**** Supplied material ****
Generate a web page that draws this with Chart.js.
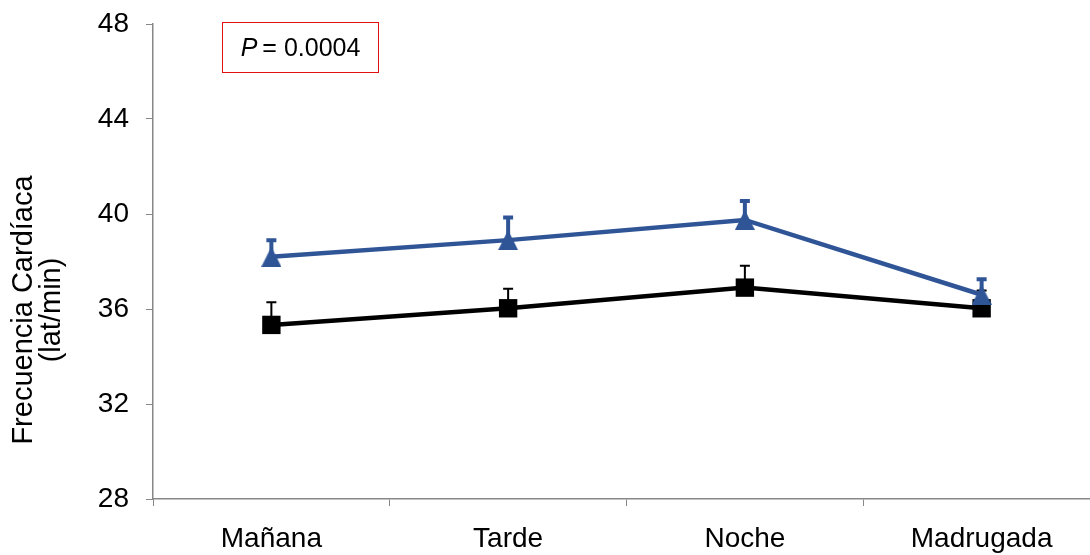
<!DOCTYPE html>
<html>
<head>
<meta charset="utf-8">
<script src="https://cdn.jsdelivr.net/npm/chart.js@4/dist/chart.umd.min.js"></script>
<style>
  html, body { margin: 0; padding: 0; background: #fff; overflow: hidden; }
  #wrap { position: relative; width: 1100px; height: 555px; }
  #pbox {
    position: absolute; left: 222px; top: 22px; width: 155px; height: 49px;
    border: 1.5px solid #e01010; font-family: 'Liberation Sans', Arial, sans-serif;
    font-size: 25px; line-height: 49px; text-align: center; color: #000;
  }
</style>
</head>
<body>
<div id="wrap">
  <canvas id="chart" width="1100" height="555"></canvas>
  <div id="pbox"><i>P</i>&#8201;= 0.0004</div>
</div>
<script>
// Datos
const categorias = ['Mañana', 'Tarde', 'Noche', 'Madrugada'];
const serieAzul = [38.2, 38.9, 39.75, 36.6];
const errorAzul = [0.7, 0.95, 0.8, 0.65];
const serieNegra = [35.33, 36.03, 36.9, 36.03];
const errorNegra = [0.95, 0.82, 0.92, 0.75];
const ticksY = [28, 32, 36, 40, 44, 48];

const FONT = "'Liberation Sans', Arial, sans-serif";
const AZUL = '#2F5597';

// Marcador triangular (centrado en su caja, como en Excel)
function makeTriangle(w, h, color) {
    const c = document.createElement('canvas');
    c.width = w;
    c.height = h;
    const g = c.getContext('2d');
    g.fillStyle = color;
    g.beginPath();
    g.moveTo(w / 2, 0);
    g.lineTo(w, h);
    g.lineTo(0, h);
    g.closePath();
    g.fill();
    return c;
}

// Barras de error (solo hacia arriba)
const errorBars = {
    id: 'errorBars',
    beforeDatasetsDraw(chart) {
        const ctx = chart.ctx;
        chart.data.datasets.forEach((ds, i) => {
            const meta = chart.getDatasetMeta(i);
            const yScale = chart.scales.y;
            ctx.save();
            ctx.strokeStyle = ds.borderColor;
            ctx.lineWidth = ds.errWidth;
            meta.data.forEach((pt, j) => {
                const yTop = yScale.getPixelForValue(ds.data[j] + ds.errores[j]);
                ctx.beginPath();
                ctx.moveTo(pt.x, pt.y);
                ctx.lineTo(pt.x, yTop);
                ctx.moveTo(pt.x - ds.capHalf, yTop);
                ctx.lineTo(pt.x + ds.capHalf, yTop);
                ctx.stroke();
            });
            ctx.restore();
        });
    }
};

// Título del eje Y
const yTitle = {
    id: 'yTitle',
    afterDraw(chart) {
        const ctx = chart.ctx;
        ctx.save();
        ctx.fillStyle = '#000';
        ctx.font = '29px ' + FONT;
        ctx.textAlign = 'center';
        ctx.textBaseline = 'alphabetic';
        ctx.translate(0, 310);
        ctx.rotate(-Math.PI / 2);
        ctx.fillText('Frecuencia Cardíaca', 0, 32);
        ctx.fillText('(lat/min)', 0, 60);
        ctx.restore();
    }
};

new Chart(document.getElementById('chart'), {
    type: 'line',
    data: {
        labels: categorias,
        datasets: [
            {
                data: serieNegra,
                errores: errorNegra,
                errWidth: 2,
                capHalf: 5,
                borderColor: '#000',
                backgroundColor: '#000',
                borderWidth: 4.5,
                pointStyle: 'rect',
                pointRadius: 13,
                pointBorderWidth: 0,
                order: 2
            },
            {
                data: serieAzul,
                errores: errorAzul,
                errWidth: 4,
                capHalf: 5,
                borderColor: AZUL,
                backgroundColor: AZUL,
                borderWidth: 4.5,
                pointStyle: makeTriangle(20, 20, AZUL),
                pointRadius: 10,
                pointBorderWidth: 0,
                order: 1
            }
        ]
    },
    options: {
        responsive: false,
        animation: false,
        layout: { autoPadding: false, padding: { top: 24, right: 0, left: 0, bottom: 0 } },
        plugins: { legend: { display: false }, tooltip: { enabled: false } },
        scales: {
            x: {
                offset: true,
                grid: { offset: true, drawOnChartArea: false, tickLength: 7, color: '#888', tickColor: '#888' },
                border: { color: '#888', width: 1.5 },
                ticks: { color: '#000', font: { family: FONT, size: 28 }, padding: 16, maxRotation: 0 },
                afterFit(scale) {
                    scale.height = 56;
                    scale.paddingLeft = 0;
                    scale.paddingRight = 0;
                }
            },
            y: {
                min: 28, max: 48,
                afterBuildTicks(scale) { scale.ticks = ticksY.map(v => ({ value: v })); },
                grid: { drawOnChartArea: false, tickLength: 7, color: '#888', tickColor: '#888' },
                border: { color: '#888', width: 1.5 },
                ticks: { color: '#000', font: { family: FONT, size: 28 }, padding: 17 },
                afterFit(scale) {
                    scale.width = 153;
                    scale.paddingTop = 0;
                    scale.paddingBottom = 0;
                }
            }
        }
    },
    plugins: [errorBars, yTitle]
});
</script>
</body>
</html>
****
Repeat the data exactly, excluding the pictures.

# Result for this exercise
Generate a web page that draws this with Chart.js.
<!DOCTYPE html>
<html>
<head>
<meta charset="utf-8">
<script src="https://cdn.jsdelivr.net/npm/chart.js@4/dist/chart.umd.min.js"></script>
<style>
  html, body { margin: 0; padding: 0; background: #fff; overflow: hidden; }
  #wrap { position: relative; width: 1100px; height: 555px; }
  #pbox {
    position: absolute; left: 222px; top: 22px; width: 155px; height: 49px;
    border: 1.5px solid #e01010; font-family: 'Liberation Sans', Arial, sans-serif;
    font-size: 25px; line-height: 49px; text-align: center; color: #000;
  }
</style>
</head>
<body>
<div id="wrap">
  <canvas id="chart" width="1100" height="555"></canvas>
  <div id="pbox"><i>P</i>&#8201;= 0.0004</div>
</div>
<script>
// Datos
const categorias = ['Mañana', 'Tarde', 'Noche', 'Madrugada'];
const serieAzul = [38.2, 38.9, 39.75, 36.6];
const errorAzul = [0.7, 0.95, 0.8, 0.65];
const serieNegra = [35.33, 36.03, 36.9, 36.03];
const errorNegra = [0.95, 0.82, 0.92, 0.75];
const ticksY = [28, 32, 36, 40, 44, 48];

const FONT = "'Liberation Sans', Arial, sans-serif";
const AZUL = '#2F5597';

// Marcador triangular (centrado en su caja, como en Excel)
function makeTriangle(w, h, color) {
    const c = document.createElement('canvas');
    c.width = w;
    c.height = h;
    const g = c.getContext('2d');
    g.fillStyle = color;
    g.beginPath();
    g.moveTo(w / 2, 0);
    g.lineTo(w, h);
    g.lineTo(0, h);
    g.closePath();
    g.fill();
    return c;
}

// Barras de error (solo hacia arriba)
const errorBars = {
    id: 'errorBars',
    beforeDatasetsDraw(chart) {
        const ctx = chart.ctx;
        chart.data.datasets.forEach((ds, i) => {
            const meta = chart.getDatasetMeta(i);
            const yScale = chart.scales.y;
            ctx.save();
            ctx.strokeStyle = ds.borderColor;
            ctx.lineWidth = ds.errWidth;
            meta.data.forEach((pt, j) => {
                const yTop = yScale.getPixelForValue(ds.data[j] + ds.errores[j]);
                ctx.beginPath();
                ctx.moveTo(pt.x, pt.y);
                ctx.lineTo(pt.x, yTop);
                ctx.moveTo(pt.x - ds.capHalf, yTop);
                ctx.lineTo(pt.x + ds.capHalf, yTop);
                ctx.stroke();
            });
            ctx.restore();
        });
    }
};

// Título del eje Y
const yTitle = {
    id: 'yTitle',
    afterDraw(chart) {
        const ctx = chart.ctx;
        ctx.save();
        ctx.fillStyle = '#000';
        ctx.font = '29px ' + FONT;
        ctx.textAlign = 'center';
        ctx.textBaseline = 'alphabetic';
        ctx.translate(0, 310);
        ctx.rotate(-Math.PI / 2);
        ctx.fillText('Frecuencia Cardíaca', 0, 32);
        ctx.fillText('(lat/min)', 0, 60);
        ctx.restore();
    }
};

new Chart(document.getElementById('chart'), {
    type: 'line',
    data: {
        labels: categorias,
        datasets: [
            {
                data: serieNegra,
                errores: errorNegra,
                errWidth: 2,
                capHalf: 5,
                borderColor: '#000',
                backgroundColor: '#000',
                borderWidth: 4.5,
                pointStyle: 'rect',
                pointRadius: 13,
                pointBorderWidth: 0,
                order: 2
            },
            {
                data: serieAzul,
                errores: errorAzul,
                errWidth: 4,
                capHalf: 5,
                borderColor: AZUL,
                backgroundColor: AZUL,
                borderWidth: 4.5,
                pointStyle: makeTriangle(20, 20, AZUL),
                pointRadius: 10,
                pointBorderWidth: 0,
                order: 1
            }
        ]
    },
    options: {
        responsive: false,
        animation: false,
        layout: { autoPadding: false, padding: { top: 24, right: 0, left: 0, bottom: 0 } },
        plugins: { legend: { display: false }, tooltip: { enabled: false } },
        scales: {
            x: {
                offset: true,
                grid: { offset: true, drawOnChartArea: false, tickLength: 7, color: '#888', tickColor: '#888' },
                border: { color: '#888', width: 1.5 },
                ticks: { color: '#000', font: { family: FONT, size: 28 }, padding: 16, maxRotation: 0 },
                afterFit(scale) {
                    scale.height = 56;
                    scale.paddingLeft = 0;
                    scale.paddingRight = 0;
                }
            },
            y: {
                min: 28, max: 48,
                afterBuildTicks(scale) { scale.ticks = ticksY.map(v => ({ value: v })); },
                grid: { drawOnChartArea: false, tickLength: 7, color: '#888', tickColor: '#888' },
                border: { color: '#888', width: 1.5 },
                ticks: { color: '#000', font: { family: FONT, size: 28 }, padding: 17 },
                afterFit(scale) {
                    scale.width = 153;
                    scale.paddingTop = 0;
                    scale.paddingBottom = 0;
                }
            }
        }
    },
    plugins: [errorBars, yTitle]
});
</script>
</body>
</html>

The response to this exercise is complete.